Go through the entries and count the lines with the string "this" in them. Give only that number.

----- RECORDS SHOWN

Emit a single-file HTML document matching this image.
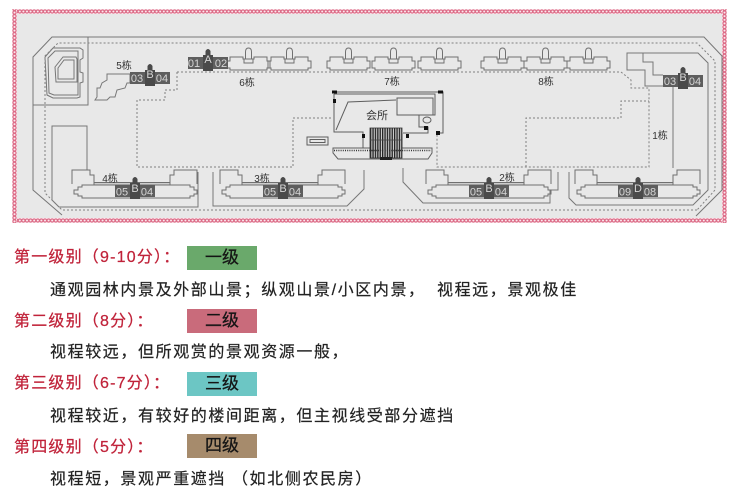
<!DOCTYPE html>
<html>
<head>
<meta charset="utf-8">
<style>
  html,body{margin:0;padding:0;background:#ffffff;}
  body{width:736px;height:492px;position:relative;overflow:hidden;font-family:"Liberation Sans","Noto Sans CJK SC",sans-serif;}
  .h{position:absolute;left:14px;font-size:16px;letter-spacing:1.2px;color:#c0233a;line-height:20px;white-space:nowrap;-webkit-text-stroke:0.25px #c0233a;}
  .b{position:absolute;left:50px;font-size:16px;letter-spacing:1.6px;color:#222;line-height:20px;white-space:nowrap;-webkit-text-stroke:0.2px #222;}
  .box{position:absolute;left:187px;width:70px;height:24px;line-height:24px;text-align:center;font-size:17px;color:#151515;white-space:nowrap;-webkit-text-stroke:0.3px #151515;}
</style>
</head>
<body>
<svg width="736" height="232" viewBox="0 0 736 232" style="position:absolute;left:0;top:0" font-family="Liberation Sans, Noto Sans CJK SC, sans-serif">
  <defs>
    <pattern id="bt" x="0" y="9" width="3.6" height="5" patternUnits="userSpaceOnUse">
      <rect width="3.6" height="5" fill="#fbe9ee"/>
      <circle cx="1.8" cy="2.5" r="1.6" fill="none" stroke="#db6783" stroke-width="1.1"/>
    </pattern>
    <pattern id="bb2" x="0" y="218" width="3.6" height="5" patternUnits="userSpaceOnUse">
      <rect width="3.6" height="5" fill="#fbe9ee"/>
      <circle cx="1.8" cy="2.5" r="1.6" fill="none" stroke="#db6783" stroke-width="1.1"/>
    </pattern>
    <pattern id="bl" x="12" y="0" width="5" height="3.6" patternUnits="userSpaceOnUse">
      <rect width="5" height="3.6" fill="#fbe9ee"/>
      <circle cx="2.5" cy="1.8" r="1.6" fill="none" stroke="#db6783" stroke-width="1.1"/>
    </pattern>
    <pattern id="br" x="722" y="0" width="5" height="3.6" patternUnits="userSpaceOnUse">
      <rect width="5" height="3.6" fill="#fbe9ee"/>
      <circle cx="2.5" cy="1.8" r="1.6" fill="none" stroke="#db6783" stroke-width="1.1"/>
    </pattern>
    <pattern id="st" x="370" y="128" width="2.4" height="30" patternUnits="userSpaceOnUse">
      <rect width="2.4" height="30" fill="#cfcfcf"/>
      <rect width="1.3" height="30" fill="#222"/>
    </pattern>
    <g id="u" fill="none" stroke="#707070" stroke-width="1">
      <path d="M0,13H3V9H16V11H27V9H40V13H43V20H40V22H3V20H0Z"/>
      <path d="M18.5,11V4Q18.5,0 21.5,0Q24.5,0 24.5,4V11"/>
      <path d="M17,11H26V15H17Z"/>
    </g>
    <g id="dk">
      <rect x="-20" y="0" width="40" height="12" fill="#5e5e5e"/>
      <path d="M-2.5,-6Q0,-10 2.5,-6V-2H5V14H-5V-2H-2.5Z" fill="#4a4a4a"/>
    </g>
    <g id="bd" fill="none" stroke="#707070" stroke-width="1">
      <path d="M-63,14V0H-45V5H-41V13"/>
      <path d="M-41,12.5H35V15H-41Z" fill="#cdcdcd"/>
      <path d="M-57,17H-53V15H55V17H59V20H62V24H59V26H55V28H-53V26H-57V24H-61V20H-57Z"/>
      <path d="M35,13V5H39V0H62V14"/>
    </g>
  </defs>

  <!-- frame -->
  <rect x="17" y="14" width="705" height="204" fill="#e8e8e8"/>
  <rect x="12" y="9" width="715" height="5" fill="url(#bt)"/>
  <rect x="12" y="218" width="715" height="5" fill="url(#bb2)"/>
  <rect x="12" y="9" width="5" height="214" fill="url(#bl)"/>
  <rect x="722" y="9" width="5" height="214" fill="url(#br)"/>

  <!-- solid site lines -->
  <g fill="none" stroke="#777" stroke-width="1">
    <polyline points="62,215 33,190 33,57 52,37 704,37 722,56 722,190 696,216"/>
    <polyline points="88,37 88,105 33,105"/>
    <polyline points="87,170 87,126 52,126 52,200 59,207 198,207 198,172"/>
    <polyline points="213,172 213,206 347,206 364,189 364,170"/>
    <polyline points="403,168 403,182 423,203 550,203 550,190 558,190 558,172"/>
    <polyline points="569,172 569,198 576,205 693,205 708,190 708,63 698,53 627,53 627,70 645,70 645,86 663,86"/>
    <path d="M643,53V62H653V75H663"/>
    <path d="M673,87V168"/>
    <!-- stadium -->
    <polygon points="45,57 53,48 80,48 83,50 83,58 80,60 80,72 83,73 83,82 80,83 80,97 77,98 53,98 47,95"/>
    <polygon points="48,58 55,51 78,51 78,95 54,95 49,93"/>
    <polygon points="55,67 63,57 76,57 77,59 77,82 56,82"/>
    <polygon points="58,68 64,60 74,60 74,79 58,79"/>
    <!-- 5栋 -->
    <polygon points="107,74 130,74 130,83 127,83 125,88 117,90 115,97 110,97 107,100 95,100 97,97 97,88 100,88 102,83 107,80"/>
  </g>

  <!-- dashed lines -->
  <g fill="none" stroke="#808080" stroke-width="1" stroke-dasharray="2 2">
    <polyline points="697,210 62,210 45,193 45,56 58,43 697,43 715,61 715,190 697,210"/>
    <polyline points="177,72 621,72 631,80 631,88 649,88 649,167 437,167 437,135"/>
    <polyline points="177,72 177,90 165,90 165,100 137,100 137,167 293,167 293,118 332,118"/>
    <polyline points="526,167 526,118 621,118 621,101 649,101"/>
  </g>

  <!-- top row units -->
  <use href="#u" x="227" y="48"/>
  <use href="#u" x="268" y="48"/>
  <use href="#u" x="327" y="48"/>
  <use href="#u" x="372" y="48"/>
  <use href="#u" x="418" y="48"/>
  <use href="#u" x="481" y="48"/>
  <use href="#u" x="524" y="48"/>
  <use href="#u" x="567" y="48"/>

  <!-- bottom buildings -->
  <use href="#bd" x="135" y="170"/>
  <use href="#bd" x="283" y="170"/>
  <use href="#bd" x="489" y="170"/>
  <use href="#bd" x="638" y="170"/>

  <!-- 会所 -->
  <g fill="none" stroke="#5e5e5e" stroke-width="1">
    <polyline points="332,92 443,92 443,133 437,133"/>
    <path d="M334,94H435V115H419V127H428V133H403"/>
    <path d="M334,94V132H363V148"/>
    <path d="M336,130L348,102L396,100"/>
    <rect x="397" y="98" width="36" height="17"/>
    <ellipse cx="427" cy="120" rx="4" ry="3"/>
    <rect x="307" y="137" width="21" height="8"/>
    <rect x="310" y="139.5" width="15" height="3"/>
    <polygon points="333,148 432,148 432,153 428,159 338,159 333,153"/>
    <path d="M402,133V148"/>
  </g>
  <rect x="370" y="128" width="32" height="30" fill="url(#st)" stroke="#333" stroke-width="0.8"/>
  <line x1="370" y1="140" x2="402" y2="140" stroke="#444" stroke-width="0.8"/>
  <line x1="334" y1="150.5" x2="431" y2="150.5" stroke="#333" stroke-width="1.5" stroke-dasharray="1 1.2"/>
  <rect x="380" y="157" width="12" height="3" fill="#222"/>
  <g fill="#111">
    <rect x="332" y="90.5" width="5" height="3"/>
    <rect x="438" y="90.5" width="5" height="3"/>
    <rect x="333" y="99" width="3" height="4"/>
    <rect x="436" y="131" width="4" height="4"/>
    <rect x="424" y="126" width="4" height="4"/>
    <rect x="362" y="134" width="3" height="4"/>
    <rect x="406" y="134" width="3" height="4"/>
  </g>

  <!-- dark blocks -->
  <use href="#dk" x="208" y="57"/>
  <use href="#dk" x="150" y="72"/>
  <use href="#dk" x="683" y="75"/>
  <use href="#dk" x="135" y="185"/>
  <use href="#dk" x="283" y="185"/>
  <use href="#dk" x="489" y="185"/>
  <use href="#dk" x="638" y="185"/>

  <g font-size="11" fill="#d6d6d6" text-anchor="middle">
    <text x="194" y="67">01</text><text x="208" y="63">A</text><text x="221" y="67">02</text>
    <text x="137" y="82">03</text><text x="150" y="78">B</text><text x="162" y="82">04</text>
    <text x="670" y="85">03</text><text x="683" y="81">B</text><text x="695" y="85">04</text>
    <text x="122" y="195.5">05</text><text x="135" y="192">B</text><text x="147" y="195.5">04</text>
    <text x="270" y="195.5">05</text><text x="283" y="192">B</text><text x="295" y="195.5">04</text>
    <text x="476" y="195.5">05</text><text x="489" y="192">B</text><text x="501" y="195.5">04</text>
    <text x="625" y="195.5">09</text><text x="638" y="192">D</text><text x="650" y="195.5">08</text>
  </g>

  <!-- labels -->
  <g font-size="10" fill="#333" text-anchor="middle">
    <text x="124" y="69">5栋</text>
    <text x="247" y="86">6栋</text>
    <text x="392" y="85">7栋</text>
    <text x="546" y="85">8栋</text>
    <text x="660" y="139">1栋</text>
    <text x="110" y="182">4栋</text>
    <text x="262" y="182">3栋</text>
    <text x="507" y="181">2栋</text>
    <text x="377" y="119" font-size="11">会所</text>
  </g>
</svg>

<!-- Legend -->
<div class="h" style="top:248px">第一级别（9-10分）：</div>
<div class="box" style="top:246px;background:#6aa96b">一级</div>
<div class="b" style="top:281px">通观园林内景及外部山景；纵观山景/小区内景，</div>
<div class="b" style="top:281px;left:437px">视程远，景观极佳</div>

<div class="h" style="top:312px">第二级别（8分）：</div>
<div class="box" style="top:309px;background:#c96b7b">二级</div>
<div class="b" style="top:343px">视程较远，但所观赏的景观资源一般，</div>

<div class="h" style="top:374px">第三级别（6-7分）：</div>
<div class="box" style="top:372px;background:#6cc6c4">三级</div>
<div class="b" style="top:407px">视程较近，有较好的楼间距离，但主视线受部分遮挡</div>

<div class="h" style="top:438px">第四级别（5分）：</div>
<div class="box" style="top:434px;background:#a68b6c">四级</div>
<div class="b" style="top:470px">视程短，景观严重遮挡 （如北侧农民房）</div>
</body>
</html>
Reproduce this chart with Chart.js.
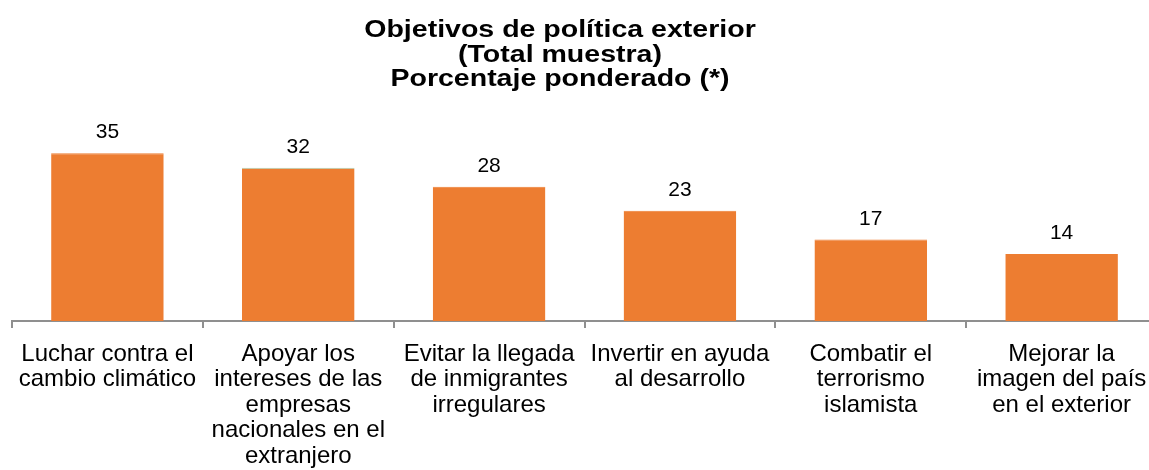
<!DOCTYPE html>
<html>
<head>
<meta charset="utf-8">
<script src="https://cdn.jsdelivr.net/npm/chart.js@4"></script>
<style>
  html, body { margin: 0; padding: 0; background: #fff; overflow: hidden; }
  #wrap { width: 1160px; height: 470px; }
</style>
</head>
<body>
<div id="wrap"><canvas id="objetivos"></canvas></div>
<script>
// categorías (ya partidas en líneas) y porcentajes
const categorias = [
  ["Luchar contra el", "cambio climático"],
  ["Apoyar los", "intereses de las", "empresas", "nacionales en el", "extranjero"],
  ["Evitar la llegada", "de inmigrantes", "irregulares"],
  ["Invertir en ayuda", "al desarrollo"],
  ["Combatir el", "terrorismo", "islamista"],
  ["Mejorar la", "imagen del país", "en el exterior"]
];
const porcentajes = [35, 32, 28, 23, 17, 14];
const titulo = ["Objetivos de política exterior", "(Total muestra)", "Porcentaje ponderado (*)"];

const naranja = "#ED7D31";
const fuente = "'Liberation Sans', Arial, sans-serif";

// título en tres líneas, algo ensanchado
const tituloPlugin = {
  id: "tituloLineas",
  afterDraw(chart) {
    const ctx = chart.ctx;
    ctx.save();
    ctx.font = "bold 23px " + fuente;
    ctx.fillStyle = "#000";
    ctx.textAlign = "center";
    ctx.textBaseline = "alphabetic";
    ctx.translate(560, 0);
    ctx.scale(1.24, 1);
    titulo.forEach((t, i) => ctx.fillText(t, 0, 37 + i * 24.5));
    ctx.restore();
  }
};

// valor encima de cada barra
const valoresPlugin = {
  id: "valores",
  afterDatasetsDraw(chart) {
    const ctx = chart.ctx;
    const meta = chart.getDatasetMeta(0);
    ctx.save();
    ctx.font = "21px " + fuente;
    ctx.fillStyle = "#000";
    ctx.textAlign = "center";
    ctx.textBaseline = "alphabetic";
    meta.data.forEach((bar, i) => {
      ctx.fillText(porcentajes[i], bar.x, bar.y - 15);
    });
    ctx.restore();
  }
};

new Chart("objetivos", {
  type: "bar",
  data: {
    labels: categorias,
    datasets: [{
      data: porcentajes,
      backgroundColor: naranja,
      borderColor: [naranja, "#a8dcc4", naranja, naranja, naranja, naranja],
      borderWidth: { top: 1, left: 0, right: 0, bottom: 0 },
      borderSkipped: false,
      barPercentage: 0.59,
      categoryPercentage: 1
    }]
  },
  options: {
    responsive: true,
    maintainAspectRatio: false,
    animation: false,
    layout: { padding: { left: 12, right: 2, top: 91, bottom: -12.5 } },
    plugins: {
      legend: { display: false },
      title: { display: false },
      tooltip: { enabled: false }
    },
    scales: {
      x: {
        grid: {
          drawOnChartArea: false,
          drawTicks: true,
          tickLength: 7,
          color: "#8f8f8f",
          lineWidth: 2
        },
        border: { display: true, color: "#8f8f8f", width: 2 },
        ticks: {
          color: "#000",
          maxRotation: 0,
          autoSkip: false,
          padding: 13.5,
          font: { family: fuente, size: 24, lineHeight: "25.5px" }
        }
      },
      y: {
        display: false,
        min: 0,
        max: 48
      }
    }
  },
  plugins: [tituloPlugin, valoresPlugin]
});
</script>
</body>
</html>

----------

RESPONSE: 2